— start Data extract —

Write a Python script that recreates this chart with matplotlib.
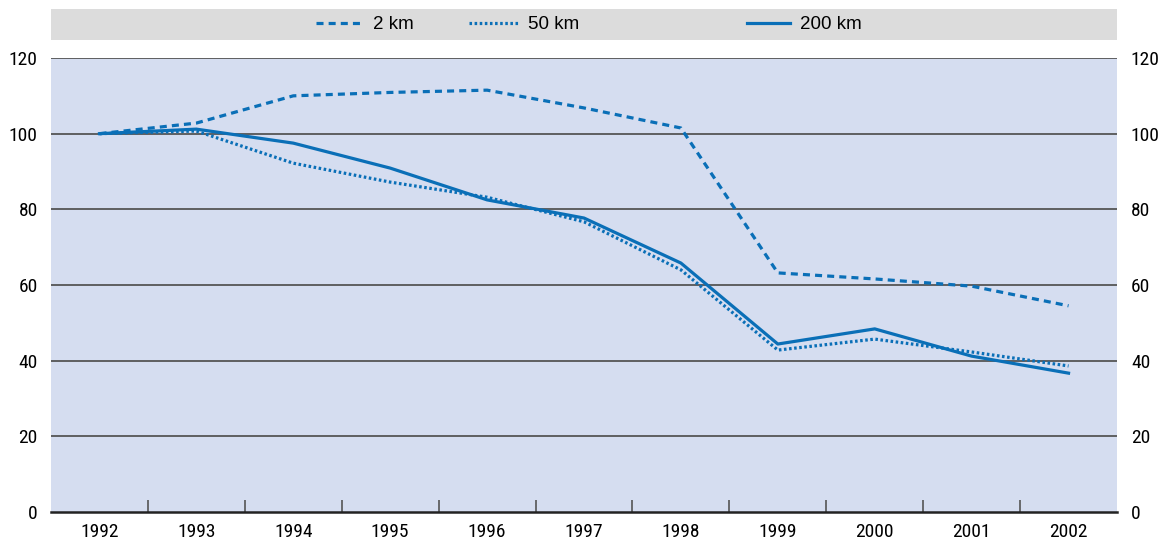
import matplotlib
matplotlib.use("Agg")
import matplotlib.pyplot as plt
from matplotlib import font_manager
from matplotlib.legend import Legend

years = ["1992", "1993", "1994", "1995", "1996", "1997", "1998", "1999", "2000", "2001", "2002"]
km2 = [100, 102.8, 110.0, 110.9, 111.5, 106.8, 101.5, 63.2, 61.6, 59.7, 54.5]
km50 = [100, 100.7, 92.2, 87.2, 83.2, 76.7, 64.0, 42.8, 45.7, 42.3, 38.6]
km200 = [100, 101.2, 97.5, 90.9, 82.5, 77.7, 65.8, 44.4, 48.4, 41.2, 36.7]
labels = ["2 km", "50 km", "200 km"]
yticks = [0, 20, 40, 60, 80, 100, 120]

names = {f.name for f in font_manager.fontManager.ttflist}
narrow = "Liberation Sans"
for cand in ["Liberation Sans Narrow", "Roboto Condensed", "Open Sans Condensed", "DejaVu Sans Condensed"]:
    if cand in names:
        narrow = cand
        break
plt.rcParams['font.family'] = ['Liberation Sans', 'DejaVu Sans']

blue = "#0a6fb7"
W, H = 1171, 541
fig = plt.figure(figsize=(W / 100, H / 100), dpi=100)
ax = fig.add_axes([51 / W, 1 - 512 / H, (1117 - 51) / W, (512 - 58) / H])
ax.set_facecolor("#d5ddf0")
x = list(range(len(years)))

ax.set_xlim(-0.5, len(years) - 0.5)
ax.set_ylim(0, 120)
for v in yticks[1:]:
    ax.axhline(v, color="#555555", lw=1.3, zorder=1)

l1, = ax.plot(x, km2, color=blue, lw=2.3, linestyle=(0, (2.2, 1.6)), zorder=3)
l2, = ax.plot(x, km50, color=blue, lw=2.3, linestyle=(0, (0.8, 0.8)), zorder=3)
l3, = ax.plot(x, km200, color=blue, lw=2.3, linestyle="-", zorder=3)

for s in ["top", "right", "left"]:
    ax.spines[s].set_visible(False)
ax.spines["bottom"].set_color("#222222")
ax.spines["bottom"].set_linewidth(1.8)

tfs = 14
ax.set_xticks(x)
ax.set_xticklabels(years, fontfamily=narrow, fontsize=tfs)
ax.set_xticks([i + 0.5 for i in x[:-1]], minor=True)
ax.tick_params(axis="x", which="major", length=0, pad=8)
ax.tick_params(axis="x", which="minor", direction="in", length=9, width=1.2, color="#555555")
ax.set_yticks(yticks)
ax.set_yticklabels([str(v) for v in yticks], fontfamily=narrow, fontsize=tfs)
ax.tick_params(axis="y", length=0, pad=9.5)

ax2 = ax.twinx()
ax2.set_ylim(0, 120)
ax2.set_yticks(yticks)
ax2.set_yticklabels([str(v) for v in yticks], fontfamily=narrow, fontsize=tfs)
ax2.tick_params(axis="y", length=0, pad=10)
for s in ["top", "right", "left", "bottom"]:
    ax2.spines[s].set_visible(False)

lax = fig.add_axes([51 / W, 1 - 40 / H, (1117 - 51) / W, 31 / H])
lax.set_facecolor("#dcdcdc")
lax.set_xticks([])
lax.set_yticks([])
for s in lax.spines.values():
    s.set_visible(False)
starts = [316, 469, 747]
hl = [2.55, 2.65, 2.3]
for h, lab, sx, L in zip([l1, l2, l3], labels, starts, hl):
    leg = Legend(lax, [h], [lab], loc="center left", frameon=False, fontsize=13.5,
                 handlelength=L, handletextpad=0.5, borderpad=0, borderaxespad=0,
                 bbox_to_anchor=((sx - 51) / 1066, 0.5))
    lax.add_artist(leg)

fig.savefig("out.png", dpi=100)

— end Data extract —

## Exercise objective
Using the data above, print every line exactly, omitting pictures.

## Answer below
Write a Python script that recreates this chart with matplotlib.
import matplotlib
matplotlib.use("Agg")
import matplotlib.pyplot as plt
from matplotlib import font_manager
from matplotlib.legend import Legend

years = ["1992", "1993", "1994", "1995", "1996", "1997", "1998", "1999", "2000", "2001", "2002"]
km2 = [100, 102.8, 110.0, 110.9, 111.5, 106.8, 101.5, 63.2, 61.6, 59.7, 54.5]
km50 = [100, 100.7, 92.2, 87.2, 83.2, 76.7, 64.0, 42.8, 45.7, 42.3, 38.6]
km200 = [100, 101.2, 97.5, 90.9, 82.5, 77.7, 65.8, 44.4, 48.4, 41.2, 36.7]
labels = ["2 km", "50 km", "200 km"]
yticks = [0, 20, 40, 60, 80, 100, 120]

names = {f.name for f in font_manager.fontManager.ttflist}
narrow = "Liberation Sans"
for cand in ["Liberation Sans Narrow", "Roboto Condensed", "Open Sans Condensed", "DejaVu Sans Condensed"]:
    if cand in names:
        narrow = cand
        break
plt.rcParams['font.family'] = ['Liberation Sans', 'DejaVu Sans']

blue = "#0a6fb7"
W, H = 1171, 541
fig = plt.figure(figsize=(W / 100, H / 100), dpi=100)
ax = fig.add_axes([51 / W, 1 - 512 / H, (1117 - 51) / W, (512 - 58) / H])
ax.set_facecolor("#d5ddf0")
x = list(range(len(years)))

ax.set_xlim(-0.5, len(years) - 0.5)
ax.set_ylim(0, 120)
for v in yticks[1:]:
    ax.axhline(v, color="#555555", lw=1.3, zorder=1)

l1, = ax.plot(x, km2, color=blue, lw=2.3, linestyle=(0, (2.2, 1.6)), zorder=3)
l2, = ax.plot(x, km50, color=blue, lw=2.3, linestyle=(0, (0.8, 0.8)), zorder=3)
l3, = ax.plot(x, km200, color=blue, lw=2.3, linestyle="-", zorder=3)

for s in ["top", "right", "left"]:
    ax.spines[s].set_visible(False)
ax.spines["bottom"].set_color("#222222")
ax.spines["bottom"].set_linewidth(1.8)

tfs = 14
ax.set_xticks(x)
ax.set_xticklabels(years, fontfamily=narrow, fontsize=tfs)
ax.set_xticks([i + 0.5 for i in x[:-1]], minor=True)
ax.tick_params(axis="x", which="major", length=0, pad=8)
ax.tick_params(axis="x", which="minor", direction="in", length=9, width=1.2, color="#555555")
ax.set_yticks(yticks)
ax.set_yticklabels([str(v) for v in yticks], fontfamily=narrow, fontsize=tfs)
ax.tick_params(axis="y", length=0, pad=9.5)

ax2 = ax.twinx()
ax2.set_ylim(0, 120)
ax2.set_yticks(yticks)
ax2.set_yticklabels([str(v) for v in yticks], fontfamily=narrow, fontsize=tfs)
ax2.tick_params(axis="y", length=0, pad=10)
for s in ["top", "right", "left", "bottom"]:
    ax2.spines[s].set_visible(False)

lax = fig.add_axes([51 / W, 1 - 40 / H, (1117 - 51) / W, 31 / H])
lax.set_facecolor("#dcdcdc")
lax.set_xticks([])
lax.set_yticks([])
for s in lax.spines.values():
    s.set_visible(False)
starts = [316, 469, 747]
hl = [2.55, 2.65, 2.3]
for h, lab, sx, L in zip([l1, l2, l3], labels, starts, hl):
    leg = Legend(lax, [h], [lab], loc="center left", frameon=False, fontsize=13.5,
                 handlelength=L, handletextpad=0.5, borderpad=0, borderaxespad=0,
                 bbox_to_anchor=((sx - 51) / 1066, 0.5))
    lax.add_artist(leg)

fig.savefig("out.png", dpi=100)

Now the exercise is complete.